Sicuramente l´approccio di D´Alema alla questione mediorentale è migliore di quella del precedente governo, che invece aveva sposato la causa israeliana in modo unilaterale, abbandonando totalmente una storica politica filo-araba, sostenuta da Andreotti e Craxi. La dichiarazione di D´Alema può essere presa in senso positivo. Sicuramente una forza di contrapposizione a Gaza potrebbe essere utile. A Hebron c´è già un contingente italiano, ma non mi risulta che impedisca agli israeliani di esercitare violenze contro i palestinesi, di sottrarre loro le case o di trasformarle in postazioni militari o di occupare la Moschea di Ibrahim. Non mi pare utilissima come forza di contrapposizione. Come purtroppo non mi sembra positiva la forza internazionale in Libano. Di fatto Israele continua a violare lo spazio aereo libanese – ha persino attaccato una nave militare tedesca. Israele agisce sempre nell´impunità generale. La risoluzione Onu è ambigua e parla soprattutto di "disarmare Hezbollah", e alla fine questa sarà la missione Unifil, con tutti i gravi rischi che ne seguiranno. Ci ritroveremo come in Afghanistan, dove l´Onu ha lasciato il posto alla Nato, e si spara contro i civili. Una forza di interposizione, come dice chiaramente il termine stesso, si deve interporre tra i due litiganti. Se invece si impone la linea solo su uno dei contendenti, il suo ruolo perde di credibilità. Il nostro governo di centro-sinistra che ha accreditato questa pericolosa missione in Libano e ha rifinanziato le altre dovrebbe riflettere sulle drammatiche conseguenze a cui si andrà incontro. Israele e gli Usa non scherzano, sono pronti a tutto per raggiungere i loro obiettivi: totale occupazione e controllo di tutto il Vicino e Medio Oriente (importanti strategicamente ed economicamente).

Quali sono le condizioni delle donne palestinesi da un punto di vista sociale?

Purtroppo il mondo femminile, come quello infantile, subisce direttamente una situazione di precarietà, di miseria e di violenza inflitta al popolo palestinese. La società che è oppressa dall´esterno, a sua volta opprime al suo interno. Nei miei ultimi viaggi in Palestina ho notato un netto peggioramento della condizione della donna e dei bambini. Gli uomini sono frustrati perché disoccupati o per le angherie e umiliazioni a cui sono sottoposti tutti i giorni, e a casa si sfogano. Sono in aumento preoccupante anche i "delitti d´onore". Bisogna anche dire, però, che l´universo femminile è molto attivo, vivace: ci sono tanti movimenti che mostrano un dinamismo interessante. Spesso, comunque, le condizioni cambiano a seconda che si tratti di realtà cittadine, periferiche o rurali.

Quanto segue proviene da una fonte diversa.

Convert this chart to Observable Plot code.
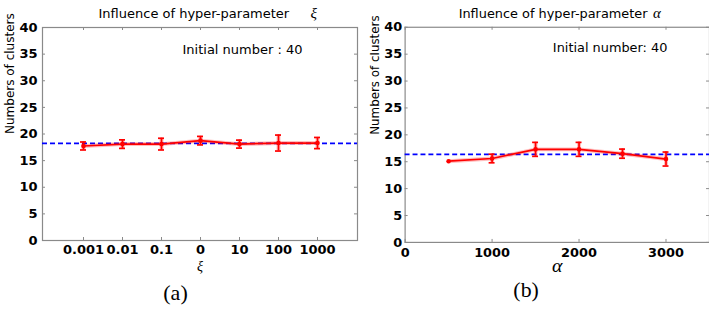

Le differenze sociali e culturali sono molto forti. Le comunità nelle campagne sono spesso molto più tradizionaliste e chiuse.

Qual è invece la condizione della donna palestinese che vive in Italia? Come vengono trattate dalla società?

La loro presenza è sicuramente minoritaria rispetto ad altre realtà etniche, come quella magrebina. Si tratta di una élite, solitamente sono donne diplomate o laureate e ben integrate. Ci sono quelle che lavorano, e magari portano il velo, e che vengono discriminate allo stesso modo delle donne musulmane. L´italiano medio non è capace di distinguere la storia che c´è dietro a ogni gruppo nazionale: un arabo per molti significa Arabo Saudita o Marocchino. Non sanno dove collocarlo geograficamente e culturalmente. Nelle scuole superiori i ragazzi spesso non sanno quali sono gli stati di appartenenza di questo o quel popolo. Non parliamo di quanti si fanno annientare il cervello dai programmi trash in tv e che fanno di tutta l´erba un fascio. Cosa vuole che gliene importi della donna palestinese o di quella marocchina. Quanto alla causa palestinese, molto sostenuta, in passato, dalla sinistra e da certa destra, ora non è quasi più di moda. Ora c´è la "sinistra per Israele" o l´equivicinanza dalemiana. Il problema è anche il tentativo di far sparire la questione palestinese dalla pubblica informazione: la maggior parte dei quotidiani italiani, ma anche delle tv, sono finanziati o controllati da lobby politico-economiche che sono pro-sioniste e pro-governo israeliano e che considerano i palestinesi né più né meno che dei "terroristi". Che informazione vuole che passi? Fino agli anni ´90, l´italiano, anche quello medio, aveva ben presente chi erano i palestinesi. Adesso i media descrivono, e contribuiscono a creare, la figura del palestinese semplicemente come un terrorista. Abbracciano per intero solo il punto di vista israeliano. Anche la storia della Questione palestinese è ormai entrata nell´oblio e ha lasciato il posto alla versione israeliana: tanto che anche il nostro attuale governo ha festeggiato con l´Ambasciata israeliana a Roma l´anniversario della "liberazione" israeliana. Liberazione da chi?